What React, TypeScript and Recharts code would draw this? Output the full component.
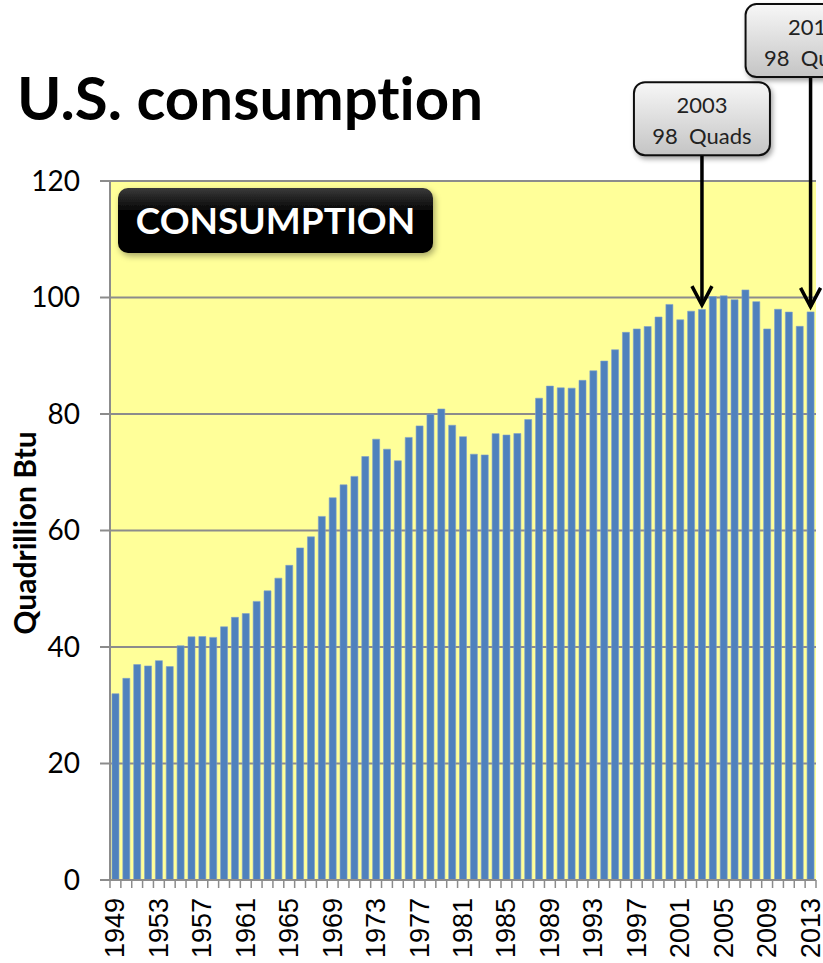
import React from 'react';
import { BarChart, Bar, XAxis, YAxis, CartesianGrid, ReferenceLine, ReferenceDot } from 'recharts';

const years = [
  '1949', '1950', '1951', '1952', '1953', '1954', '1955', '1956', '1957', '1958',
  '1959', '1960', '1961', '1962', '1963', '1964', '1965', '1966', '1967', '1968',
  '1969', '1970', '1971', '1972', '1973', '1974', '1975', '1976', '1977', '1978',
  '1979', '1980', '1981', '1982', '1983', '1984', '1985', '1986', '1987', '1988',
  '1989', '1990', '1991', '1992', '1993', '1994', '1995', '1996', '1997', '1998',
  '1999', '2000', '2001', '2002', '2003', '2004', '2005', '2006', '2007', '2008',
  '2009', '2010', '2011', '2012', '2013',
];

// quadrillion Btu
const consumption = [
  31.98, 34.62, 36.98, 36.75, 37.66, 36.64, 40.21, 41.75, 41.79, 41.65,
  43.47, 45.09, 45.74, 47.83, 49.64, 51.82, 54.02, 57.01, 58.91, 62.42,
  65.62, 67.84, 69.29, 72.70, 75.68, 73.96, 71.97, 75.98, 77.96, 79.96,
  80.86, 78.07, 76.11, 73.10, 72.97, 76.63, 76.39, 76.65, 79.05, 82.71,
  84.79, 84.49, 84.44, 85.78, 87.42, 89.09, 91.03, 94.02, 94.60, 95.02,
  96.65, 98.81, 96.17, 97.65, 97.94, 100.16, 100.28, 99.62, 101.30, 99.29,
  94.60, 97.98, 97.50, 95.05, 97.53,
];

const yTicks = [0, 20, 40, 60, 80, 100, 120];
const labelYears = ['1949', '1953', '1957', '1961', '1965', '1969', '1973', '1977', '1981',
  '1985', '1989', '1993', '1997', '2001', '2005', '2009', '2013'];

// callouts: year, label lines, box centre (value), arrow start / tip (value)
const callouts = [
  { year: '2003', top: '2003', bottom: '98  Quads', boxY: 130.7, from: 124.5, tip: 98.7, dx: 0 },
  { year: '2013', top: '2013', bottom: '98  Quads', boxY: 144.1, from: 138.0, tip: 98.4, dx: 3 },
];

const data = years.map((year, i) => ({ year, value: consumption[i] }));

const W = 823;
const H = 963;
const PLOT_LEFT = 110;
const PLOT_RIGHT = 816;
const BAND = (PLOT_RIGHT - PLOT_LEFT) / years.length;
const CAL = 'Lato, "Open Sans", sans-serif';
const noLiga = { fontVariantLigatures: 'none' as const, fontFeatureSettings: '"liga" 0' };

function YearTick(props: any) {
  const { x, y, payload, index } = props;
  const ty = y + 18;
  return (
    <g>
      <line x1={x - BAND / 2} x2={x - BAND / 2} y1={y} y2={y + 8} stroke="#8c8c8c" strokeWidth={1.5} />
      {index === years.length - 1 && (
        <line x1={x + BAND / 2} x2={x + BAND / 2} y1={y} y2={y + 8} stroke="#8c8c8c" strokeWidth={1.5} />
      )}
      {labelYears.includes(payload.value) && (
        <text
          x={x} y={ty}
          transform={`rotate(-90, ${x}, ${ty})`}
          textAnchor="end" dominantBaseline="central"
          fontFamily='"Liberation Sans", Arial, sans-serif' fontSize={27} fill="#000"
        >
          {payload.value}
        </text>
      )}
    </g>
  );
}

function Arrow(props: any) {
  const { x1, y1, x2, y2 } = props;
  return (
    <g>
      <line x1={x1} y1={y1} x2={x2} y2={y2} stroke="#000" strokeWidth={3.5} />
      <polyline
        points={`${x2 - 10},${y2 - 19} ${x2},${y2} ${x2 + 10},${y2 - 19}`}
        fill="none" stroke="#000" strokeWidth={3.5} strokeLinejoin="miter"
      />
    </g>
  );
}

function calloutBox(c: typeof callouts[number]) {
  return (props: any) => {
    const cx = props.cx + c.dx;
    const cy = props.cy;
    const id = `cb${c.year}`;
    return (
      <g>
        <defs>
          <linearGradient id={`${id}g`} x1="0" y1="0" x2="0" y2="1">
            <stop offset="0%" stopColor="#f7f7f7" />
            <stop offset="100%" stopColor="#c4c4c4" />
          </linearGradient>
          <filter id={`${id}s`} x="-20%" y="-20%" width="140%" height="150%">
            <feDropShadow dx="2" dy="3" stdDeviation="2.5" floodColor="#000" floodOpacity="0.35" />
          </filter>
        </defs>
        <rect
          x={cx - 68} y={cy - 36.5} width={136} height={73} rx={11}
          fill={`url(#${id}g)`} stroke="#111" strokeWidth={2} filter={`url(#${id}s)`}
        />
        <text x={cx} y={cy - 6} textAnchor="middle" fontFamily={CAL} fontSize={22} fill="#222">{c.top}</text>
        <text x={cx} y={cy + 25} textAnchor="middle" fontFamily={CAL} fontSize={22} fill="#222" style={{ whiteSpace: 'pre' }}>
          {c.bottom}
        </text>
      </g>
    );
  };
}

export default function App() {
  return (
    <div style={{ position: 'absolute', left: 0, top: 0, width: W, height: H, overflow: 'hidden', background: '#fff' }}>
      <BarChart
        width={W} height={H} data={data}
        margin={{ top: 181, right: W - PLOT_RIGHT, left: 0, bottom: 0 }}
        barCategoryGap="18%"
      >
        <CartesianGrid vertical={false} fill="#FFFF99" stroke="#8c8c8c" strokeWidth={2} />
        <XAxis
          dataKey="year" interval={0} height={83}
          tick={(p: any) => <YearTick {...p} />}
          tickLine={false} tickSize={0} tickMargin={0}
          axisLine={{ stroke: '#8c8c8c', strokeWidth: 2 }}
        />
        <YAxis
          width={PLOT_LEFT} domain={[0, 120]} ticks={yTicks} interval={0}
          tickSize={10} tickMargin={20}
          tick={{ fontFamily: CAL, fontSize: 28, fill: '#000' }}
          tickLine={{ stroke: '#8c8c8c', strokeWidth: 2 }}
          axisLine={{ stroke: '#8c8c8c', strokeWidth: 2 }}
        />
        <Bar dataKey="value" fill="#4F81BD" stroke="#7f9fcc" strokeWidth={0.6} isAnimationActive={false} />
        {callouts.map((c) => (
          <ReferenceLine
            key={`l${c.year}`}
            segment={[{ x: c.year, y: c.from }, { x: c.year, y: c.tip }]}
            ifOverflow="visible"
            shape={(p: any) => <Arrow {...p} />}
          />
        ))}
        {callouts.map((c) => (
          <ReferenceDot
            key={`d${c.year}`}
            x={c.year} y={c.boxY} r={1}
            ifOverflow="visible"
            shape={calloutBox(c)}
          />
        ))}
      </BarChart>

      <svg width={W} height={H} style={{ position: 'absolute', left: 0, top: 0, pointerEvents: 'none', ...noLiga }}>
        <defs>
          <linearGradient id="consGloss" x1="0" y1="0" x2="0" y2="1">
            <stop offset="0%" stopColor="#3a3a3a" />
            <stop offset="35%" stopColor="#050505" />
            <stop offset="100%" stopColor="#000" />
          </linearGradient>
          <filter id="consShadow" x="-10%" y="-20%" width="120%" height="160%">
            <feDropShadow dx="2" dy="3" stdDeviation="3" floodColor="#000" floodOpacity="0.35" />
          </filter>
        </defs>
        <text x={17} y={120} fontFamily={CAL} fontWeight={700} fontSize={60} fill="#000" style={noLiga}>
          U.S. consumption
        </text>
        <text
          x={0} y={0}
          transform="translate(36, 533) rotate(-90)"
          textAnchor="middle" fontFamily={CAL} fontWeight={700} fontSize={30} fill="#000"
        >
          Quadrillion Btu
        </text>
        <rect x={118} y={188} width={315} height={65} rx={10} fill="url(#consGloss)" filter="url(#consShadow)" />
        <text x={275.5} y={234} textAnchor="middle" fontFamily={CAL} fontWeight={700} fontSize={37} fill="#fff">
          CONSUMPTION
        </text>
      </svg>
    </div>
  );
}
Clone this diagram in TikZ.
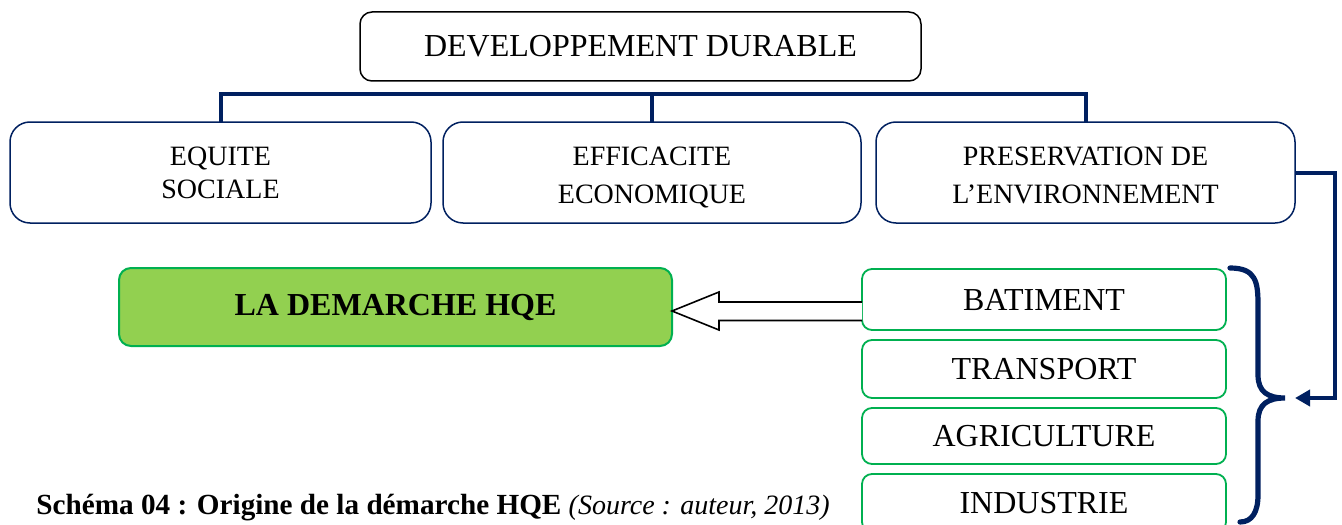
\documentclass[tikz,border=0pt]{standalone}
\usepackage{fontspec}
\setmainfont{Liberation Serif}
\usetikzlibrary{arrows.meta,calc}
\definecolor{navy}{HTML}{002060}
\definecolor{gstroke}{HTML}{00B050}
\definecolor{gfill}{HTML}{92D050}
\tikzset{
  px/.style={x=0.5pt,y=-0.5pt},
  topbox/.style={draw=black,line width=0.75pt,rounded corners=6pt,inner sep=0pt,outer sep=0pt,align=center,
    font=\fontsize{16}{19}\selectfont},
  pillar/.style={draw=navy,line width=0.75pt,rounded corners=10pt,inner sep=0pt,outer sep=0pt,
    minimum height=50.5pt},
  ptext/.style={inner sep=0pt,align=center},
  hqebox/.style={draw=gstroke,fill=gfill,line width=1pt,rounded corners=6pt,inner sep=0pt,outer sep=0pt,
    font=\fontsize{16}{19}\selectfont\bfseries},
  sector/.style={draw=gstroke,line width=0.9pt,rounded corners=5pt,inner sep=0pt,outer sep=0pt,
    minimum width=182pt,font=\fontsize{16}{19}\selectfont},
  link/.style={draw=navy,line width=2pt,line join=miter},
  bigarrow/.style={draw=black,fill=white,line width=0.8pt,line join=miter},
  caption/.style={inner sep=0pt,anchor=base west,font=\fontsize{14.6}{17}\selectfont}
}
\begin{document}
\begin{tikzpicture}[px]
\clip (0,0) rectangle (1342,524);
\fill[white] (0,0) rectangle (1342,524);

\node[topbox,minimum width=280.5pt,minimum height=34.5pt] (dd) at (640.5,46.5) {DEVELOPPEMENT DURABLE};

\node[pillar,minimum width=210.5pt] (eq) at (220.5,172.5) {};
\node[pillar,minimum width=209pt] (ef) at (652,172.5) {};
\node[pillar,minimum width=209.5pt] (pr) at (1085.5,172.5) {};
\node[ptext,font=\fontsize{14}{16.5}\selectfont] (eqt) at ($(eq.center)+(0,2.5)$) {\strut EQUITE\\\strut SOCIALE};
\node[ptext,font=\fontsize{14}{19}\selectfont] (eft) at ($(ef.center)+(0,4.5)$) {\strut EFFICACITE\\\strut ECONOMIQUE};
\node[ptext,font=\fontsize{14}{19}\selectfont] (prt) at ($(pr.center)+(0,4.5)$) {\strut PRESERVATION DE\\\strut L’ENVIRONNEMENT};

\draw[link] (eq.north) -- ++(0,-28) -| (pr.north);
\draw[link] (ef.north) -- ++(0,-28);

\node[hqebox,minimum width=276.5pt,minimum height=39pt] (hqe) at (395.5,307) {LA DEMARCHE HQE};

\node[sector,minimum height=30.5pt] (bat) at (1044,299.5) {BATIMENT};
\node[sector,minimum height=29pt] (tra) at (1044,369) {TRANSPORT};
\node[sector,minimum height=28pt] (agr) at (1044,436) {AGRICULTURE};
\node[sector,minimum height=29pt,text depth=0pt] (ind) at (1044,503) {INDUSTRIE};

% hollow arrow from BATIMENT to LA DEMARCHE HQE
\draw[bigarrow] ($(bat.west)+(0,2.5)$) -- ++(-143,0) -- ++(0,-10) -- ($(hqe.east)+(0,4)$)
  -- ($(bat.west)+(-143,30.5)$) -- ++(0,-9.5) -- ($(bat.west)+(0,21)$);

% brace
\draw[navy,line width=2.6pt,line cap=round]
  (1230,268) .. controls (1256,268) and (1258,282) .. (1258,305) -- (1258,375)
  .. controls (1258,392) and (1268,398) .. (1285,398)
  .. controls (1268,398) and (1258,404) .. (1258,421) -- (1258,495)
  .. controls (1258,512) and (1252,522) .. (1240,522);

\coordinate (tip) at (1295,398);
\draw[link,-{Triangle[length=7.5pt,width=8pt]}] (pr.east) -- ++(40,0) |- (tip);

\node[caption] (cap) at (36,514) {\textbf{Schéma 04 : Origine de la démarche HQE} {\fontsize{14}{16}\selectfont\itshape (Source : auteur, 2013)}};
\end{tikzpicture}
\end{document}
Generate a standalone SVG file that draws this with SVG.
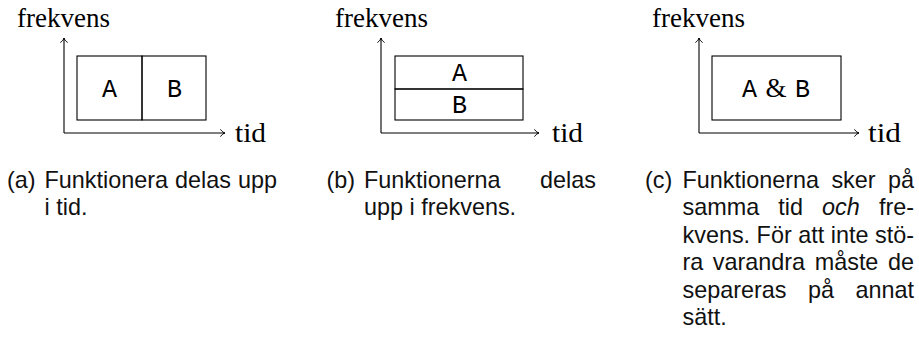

^^^^^^^^^^^^^^^^

## What needs to be done
Return only the lines running from the start of the entries above to the line that contains "CartesianGrid, ReferenceLine, ReferenceDot", inclusive, and omit every picture.

## Task answer
What React, TypeScript and Recharts code would draw this? Output the full component.
import React from 'react';
import { BarChart, Bar, XAxis, YAxis, CartesianGrid, ReferenceLine, ReferenceDot } from 'recharts';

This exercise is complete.